9th – 10th June 1964
The Tempest is set on a remote island, where Prospero, the exiled Duke of Milan, plots to restore his daughter Miranda to her rightful place, using illusion and skilful manipulation. The eponymous tempest brings to the island Prospero’s usurping brother Antonio and the complicit Alonso, King of Naples. There, his machinations bring about the revelation of Antonio’s low nature, the redemption of Alonso, and the marriage of Miranda to Alonso’s son, Ferdinand.
Alonso, king of Naples: Ray Stanlake
Sebastian, his brother: Tom Stephens
Prospero, the right duke of Milan: Sandy Walton
Antonio, his usurping brother: Christopher Bagent
Ferdinand, son to the King of Naples: Michael Yates
Gonzalo, an honest old Councillor: Peter Monger
Adrian, a Lord: Peter Palfrey
Caliban, a savage and deformed slave: Andrew Latham
Trinculo, a jester: David Bungard
Stephano, a drunken butler: Brian Walton
Master of the ship: Philip Alder
Boatswain: Dick Greenfield
Helmsman: Jimmy Dillon
Miranda, daughter to Prospero: Jane Cruickshank
Ariel, an airy Spirit: Nigel Carine
Iris, a Spirit: Maria Staley
Ceres, a Spirit: Carol Newman
Juno, a Spirit: Joyce Irwin
Other Spirits: Camille Summerfield, Angela Williams, Barbara Phillips, Brenda Phillips
Produced by Sandy Walton
Newbury Weekly News review
The Tempest proved a creditable contribution to Shakespeare festival
Despite general opinion that Shakespeare was not meant for a village like Compton, the Downs School, together with members of Compton Players, went ahead undeterred and on Tuesday and Wednesday last week presented their production of The Tempest. And, indeed, it was a creditable contribution to the Shakespeare festival. The Tempest was probably the last of Shakespeare’s plays to be written and although not so easy to understand as some, the cast’s interpretation and understanding was soon conveyed to the audience.
In the first scene unfortunately, although there was obvious panic among the crew, the sound effects were inclined to drown the voices and it was rather difficult to get the gist of the conversation. The opening of the second scene, however, was far more dramatic as the curtains opened to reveal Prospero aloft on the cliffs on, an uninhabited island and alone save for his daughter Miranda and Caliban, a demi-devil. Each of these characters played his part well. Sandy Walton, as the rightful Duke of Milan, suiting the part well, both in appearance and understanding. His effect on the audience was most noticeable in this opening scene and the Epilogue, as they sat in hushed silence. Jane Cruickshank, with her clear well-modulated voice, gave a fine portrayal of a lonely girl brought up away from civilisation with only Prospero and Caliban for company and as regular supporters have come to expect, Andrew Latham just does not exist once he is on that stage and even a professional performer could hardly have made Caliban more convincing, while such excellent make-up made him even more grotesque.

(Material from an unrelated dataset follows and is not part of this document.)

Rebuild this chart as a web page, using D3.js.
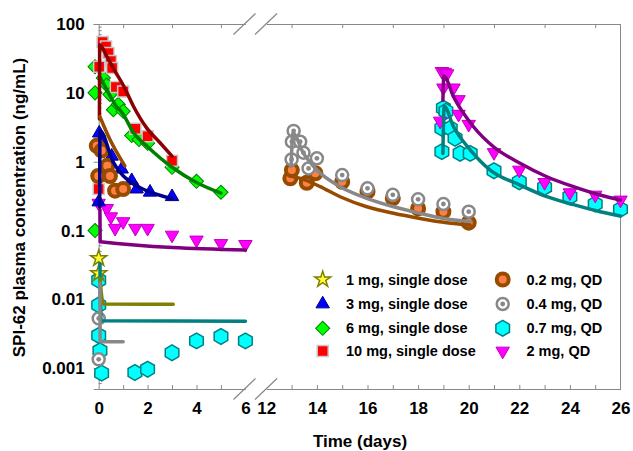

Two more outstanding performances were those given by Nigel Carine as Ariel and Brian Walton as Stephano, a drunken butler. Whether or not his daily occupation as the local landlord gave him a greater insight into the part we shall never know, but he was magnificent. David Bungard as Trinculo was amusing too, and he and Stephano could always be counted on to liven up proceedings if ever the play began to lag a little. They made good contrast to the rather staid (although colourful costume-wise) selection of Lords, none of whom was particularly outstanding although P Monger as Gonzalo, the honest old councillor, was probably the best. Others were R Stanlake, T Stephens, C Baigent and P Palfrey.
Nigel Carine as Ariel deserves special commendation too and for a 13 year-old his comprehension and delivery were superb. His movements were sprightly and every word he spoke audible. Michael Yates as Ferdinand, son to the King of Naples, gave quite a good impression of the dashing young hero. Others taking part were D Greenfield, J Dillon, P Alder, M Staley, C Newman, J Urwin, C Summerfield, A Williams, Barbara Phillips and Brenda Phillips.
As background music G Kinder’s compositions were highly effective, but so as the songs were concerned something simpler would have been appreciated far more, and the audience could have felt nothing but sympathy for C Newman and J Urwin as they struggled with their duet. Such a pity when they could have given a perfect performance of something just a fraction easier.
Scenery was very effectively constructed and painted by D Evans, D Greenfield, and A Jones, with M Holmes responsible for the lighting. Stage manager and assistants were D Parsons, F Walters and L Douch. The play was produced by Sandy Walton.